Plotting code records
────────────────
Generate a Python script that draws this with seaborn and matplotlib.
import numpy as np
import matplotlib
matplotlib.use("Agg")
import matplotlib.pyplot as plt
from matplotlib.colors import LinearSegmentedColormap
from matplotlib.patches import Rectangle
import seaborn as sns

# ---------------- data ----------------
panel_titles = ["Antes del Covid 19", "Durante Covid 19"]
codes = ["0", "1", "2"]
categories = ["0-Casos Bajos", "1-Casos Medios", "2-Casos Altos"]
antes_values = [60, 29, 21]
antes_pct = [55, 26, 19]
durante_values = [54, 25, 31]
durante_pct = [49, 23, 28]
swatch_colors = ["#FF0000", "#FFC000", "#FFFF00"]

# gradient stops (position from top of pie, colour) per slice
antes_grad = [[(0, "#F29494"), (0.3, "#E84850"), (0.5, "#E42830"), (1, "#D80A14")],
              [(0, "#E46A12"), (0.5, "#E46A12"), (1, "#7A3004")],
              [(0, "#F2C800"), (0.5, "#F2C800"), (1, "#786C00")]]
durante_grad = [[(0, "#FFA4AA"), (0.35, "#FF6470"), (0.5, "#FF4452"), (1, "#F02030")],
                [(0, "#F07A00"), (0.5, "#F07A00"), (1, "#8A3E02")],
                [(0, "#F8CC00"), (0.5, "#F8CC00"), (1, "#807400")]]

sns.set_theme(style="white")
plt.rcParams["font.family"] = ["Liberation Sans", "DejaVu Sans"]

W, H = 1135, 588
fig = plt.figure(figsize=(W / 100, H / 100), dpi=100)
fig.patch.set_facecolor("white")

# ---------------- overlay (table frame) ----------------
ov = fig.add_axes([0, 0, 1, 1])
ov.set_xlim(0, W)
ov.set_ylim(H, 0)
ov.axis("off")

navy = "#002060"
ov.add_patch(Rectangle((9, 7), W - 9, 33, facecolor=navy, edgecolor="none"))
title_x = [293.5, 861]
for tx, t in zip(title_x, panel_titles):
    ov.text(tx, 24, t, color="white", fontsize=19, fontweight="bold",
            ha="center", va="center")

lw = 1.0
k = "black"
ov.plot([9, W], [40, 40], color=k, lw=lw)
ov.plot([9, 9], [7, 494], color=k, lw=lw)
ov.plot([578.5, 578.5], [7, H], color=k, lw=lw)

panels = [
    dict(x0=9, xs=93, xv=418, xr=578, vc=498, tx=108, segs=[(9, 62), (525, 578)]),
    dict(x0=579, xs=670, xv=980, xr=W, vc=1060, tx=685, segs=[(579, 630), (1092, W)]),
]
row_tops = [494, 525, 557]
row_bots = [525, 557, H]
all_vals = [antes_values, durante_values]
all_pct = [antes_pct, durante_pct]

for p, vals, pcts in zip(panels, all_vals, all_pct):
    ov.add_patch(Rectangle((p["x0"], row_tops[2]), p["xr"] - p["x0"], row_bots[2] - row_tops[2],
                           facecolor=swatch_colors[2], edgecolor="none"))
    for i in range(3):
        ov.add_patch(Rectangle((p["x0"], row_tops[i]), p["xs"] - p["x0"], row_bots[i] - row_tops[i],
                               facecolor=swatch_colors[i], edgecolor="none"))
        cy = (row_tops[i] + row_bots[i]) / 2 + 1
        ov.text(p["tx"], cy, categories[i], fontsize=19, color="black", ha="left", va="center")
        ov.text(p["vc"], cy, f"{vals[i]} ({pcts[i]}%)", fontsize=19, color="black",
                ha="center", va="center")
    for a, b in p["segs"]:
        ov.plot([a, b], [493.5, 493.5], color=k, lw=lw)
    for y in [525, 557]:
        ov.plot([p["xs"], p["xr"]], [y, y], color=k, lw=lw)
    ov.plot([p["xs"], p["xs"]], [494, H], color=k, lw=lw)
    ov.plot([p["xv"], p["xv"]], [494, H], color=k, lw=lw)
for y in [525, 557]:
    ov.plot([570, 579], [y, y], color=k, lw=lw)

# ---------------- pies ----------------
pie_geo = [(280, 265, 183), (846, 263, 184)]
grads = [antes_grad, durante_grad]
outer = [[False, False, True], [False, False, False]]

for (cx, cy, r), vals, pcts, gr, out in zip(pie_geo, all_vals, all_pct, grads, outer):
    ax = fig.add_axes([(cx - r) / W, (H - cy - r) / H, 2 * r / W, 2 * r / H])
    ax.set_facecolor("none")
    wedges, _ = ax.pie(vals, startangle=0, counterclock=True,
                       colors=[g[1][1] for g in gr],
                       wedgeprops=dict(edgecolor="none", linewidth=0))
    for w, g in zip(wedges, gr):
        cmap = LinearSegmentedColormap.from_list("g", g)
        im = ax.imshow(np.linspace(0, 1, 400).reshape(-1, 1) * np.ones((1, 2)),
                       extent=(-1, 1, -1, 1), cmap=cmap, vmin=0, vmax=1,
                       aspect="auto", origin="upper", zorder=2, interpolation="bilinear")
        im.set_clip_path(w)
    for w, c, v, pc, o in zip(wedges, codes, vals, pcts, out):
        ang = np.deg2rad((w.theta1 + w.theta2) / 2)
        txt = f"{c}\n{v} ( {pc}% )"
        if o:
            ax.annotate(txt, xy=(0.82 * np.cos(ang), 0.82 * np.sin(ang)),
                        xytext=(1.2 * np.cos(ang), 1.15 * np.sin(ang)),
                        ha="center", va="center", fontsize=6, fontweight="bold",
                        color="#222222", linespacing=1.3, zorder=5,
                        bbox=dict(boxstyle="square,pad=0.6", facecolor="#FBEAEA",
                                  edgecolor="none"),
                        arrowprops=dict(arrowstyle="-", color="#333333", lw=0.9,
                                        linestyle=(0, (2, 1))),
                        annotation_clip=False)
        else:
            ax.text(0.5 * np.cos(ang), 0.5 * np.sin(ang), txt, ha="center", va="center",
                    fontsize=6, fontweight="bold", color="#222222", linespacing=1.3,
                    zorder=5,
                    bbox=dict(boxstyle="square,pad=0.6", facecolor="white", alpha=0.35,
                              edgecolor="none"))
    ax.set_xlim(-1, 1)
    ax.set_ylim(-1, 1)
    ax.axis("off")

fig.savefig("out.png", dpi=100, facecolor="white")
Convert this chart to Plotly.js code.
────────────────
### Problem to solve
Repeat the listing exactly, from its first line to its last.

### Result of this task
Generate a Python script that draws this with seaborn and matplotlib.
import numpy as np
import matplotlib
matplotlib.use("Agg")
import matplotlib.pyplot as plt
from matplotlib.colors import LinearSegmentedColormap
from matplotlib.patches import Rectangle
import seaborn as sns

# ---------------- data ----------------
panel_titles = ["Antes del Covid 19", "Durante Covid 19"]
codes = ["0", "1", "2"]
categories = ["0-Casos Bajos", "1-Casos Medios", "2-Casos Altos"]
antes_values = [60, 29, 21]
antes_pct = [55, 26, 19]
durante_values = [54, 25, 31]
durante_pct = [49, 23, 28]
swatch_colors = ["#FF0000", "#FFC000", "#FFFF00"]

# gradient stops (position from top of pie, colour) per slice
antes_grad = [[(0, "#F29494"), (0.3, "#E84850"), (0.5, "#E42830"), (1, "#D80A14")],
              [(0, "#E46A12"), (0.5, "#E46A12"), (1, "#7A3004")],
              [(0, "#F2C800"), (0.5, "#F2C800"), (1, "#786C00")]]
durante_grad = [[(0, "#FFA4AA"), (0.35, "#FF6470"), (0.5, "#FF4452"), (1, "#F02030")],
                [(0, "#F07A00"), (0.5, "#F07A00"), (1, "#8A3E02")],
                [(0, "#F8CC00"), (0.5, "#F8CC00"), (1, "#807400")]]

sns.set_theme(style="white")
plt.rcParams["font.family"] = ["Liberation Sans", "DejaVu Sans"]

W, H = 1135, 588
fig = plt.figure(figsize=(W / 100, H / 100), dpi=100)
fig.patch.set_facecolor("white")

# ---------------- overlay (table frame) ----------------
ov = fig.add_axes([0, 0, 1, 1])
ov.set_xlim(0, W)
ov.set_ylim(H, 0)
ov.axis("off")

navy = "#002060"
ov.add_patch(Rectangle((9, 7), W - 9, 33, facecolor=navy, edgecolor="none"))
title_x = [293.5, 861]
for tx, t in zip(title_x, panel_titles):
    ov.text(tx, 24, t, color="white", fontsize=19, fontweight="bold",
            ha="center", va="center")

lw = 1.0
k = "black"
ov.plot([9, W], [40, 40], color=k, lw=lw)
ov.plot([9, 9], [7, 494], color=k, lw=lw)
ov.plot([578.5, 578.5], [7, H], color=k, lw=lw)

panels = [
    dict(x0=9, xs=93, xv=418, xr=578, vc=498, tx=108, segs=[(9, 62), (525, 578)]),
    dict(x0=579, xs=670, xv=980, xr=W, vc=1060, tx=685, segs=[(579, 630), (1092, W)]),
]
row_tops = [494, 525, 557]
row_bots = [525, 557, H]
all_vals = [antes_values, durante_values]
all_pct = [antes_pct, durante_pct]

for p, vals, pcts in zip(panels, all_vals, all_pct):
    ov.add_patch(Rectangle((p["x0"], row_tops[2]), p["xr"] - p["x0"], row_bots[2] - row_tops[2],
                           facecolor=swatch_colors[2], edgecolor="none"))
    for i in range(3):
        ov.add_patch(Rectangle((p["x0"], row_tops[i]), p["xs"] - p["x0"], row_bots[i] - row_tops[i],
                               facecolor=swatch_colors[i], edgecolor="none"))
        cy = (row_tops[i] + row_bots[i]) / 2 + 1
        ov.text(p["tx"], cy, categories[i], fontsize=19, color="black", ha="left", va="center")
        ov.text(p["vc"], cy, f"{vals[i]} ({pcts[i]}%)", fontsize=19, color="black",
                ha="center", va="center")
    for a, b in p["segs"]:
        ov.plot([a, b], [493.5, 493.5], color=k, lw=lw)
    for y in [525, 557]:
        ov.plot([p["xs"], p["xr"]], [y, y], color=k, lw=lw)
    ov.plot([p["xs"], p["xs"]], [494, H], color=k, lw=lw)
    ov.plot([p["xv"], p["xv"]], [494, H], color=k, lw=lw)
for y in [525, 557]:
    ov.plot([570, 579], [y, y], color=k, lw=lw)

# ---------------- pies ----------------
pie_geo = [(280, 265, 183), (846, 263, 184)]
grads = [antes_grad, durante_grad]
outer = [[False, False, True], [False, False, False]]

for (cx, cy, r), vals, pcts, gr, out in zip(pie_geo, all_vals, all_pct, grads, outer):
    ax = fig.add_axes([(cx - r) / W, (H - cy - r) / H, 2 * r / W, 2 * r / H])
    ax.set_facecolor("none")
    wedges, _ = ax.pie(vals, startangle=0, counterclock=True,
                       colors=[g[1][1] for g in gr],
                       wedgeprops=dict(edgecolor="none", linewidth=0))
    for w, g in zip(wedges, gr):
        cmap = LinearSegmentedColormap.from_list("g", g)
        im = ax.imshow(np.linspace(0, 1, 400).reshape(-1, 1) * np.ones((1, 2)),
                       extent=(-1, 1, -1, 1), cmap=cmap, vmin=0, vmax=1,
                       aspect="auto", origin="upper", zorder=2, interpolation="bilinear")
        im.set_clip_path(w)
    for w, c, v, pc, o in zip(wedges, codes, vals, pcts, out):
        ang = np.deg2rad((w.theta1 + w.theta2) / 2)
        txt = f"{c}\n{v} ( {pc}% )"
        if o:
            ax.annotate(txt, xy=(0.82 * np.cos(ang), 0.82 * np.sin(ang)),
                        xytext=(1.2 * np.cos(ang), 1.15 * np.sin(ang)),
                        ha="center", va="center", fontsize=6, fontweight="bold",
                        color="#222222", linespacing=1.3, zorder=5,
                        bbox=dict(boxstyle="square,pad=0.6", facecolor="#FBEAEA",
                                  edgecolor="none"),
                        arrowprops=dict(arrowstyle="-", color="#333333", lw=0.9,
                                        linestyle=(0, (2, 1))),
                        annotation_clip=False)
        else:
            ax.text(0.5 * np.cos(ang), 0.5 * np.sin(ang), txt, ha="center", va="center",
                    fontsize=6, fontweight="bold", color="#222222", linespacing=1.3,
                    zorder=5,
                    bbox=dict(boxstyle="square,pad=0.6", facecolor="white", alpha=0.35,
                              edgecolor="none"))
    ax.set_xlim(-1, 1)
    ax.set_ylim(-1, 1)
    ax.axis("off")

fig.savefig("out.png", dpi=100, facecolor="white")
Convert this chart to Plotly.js code.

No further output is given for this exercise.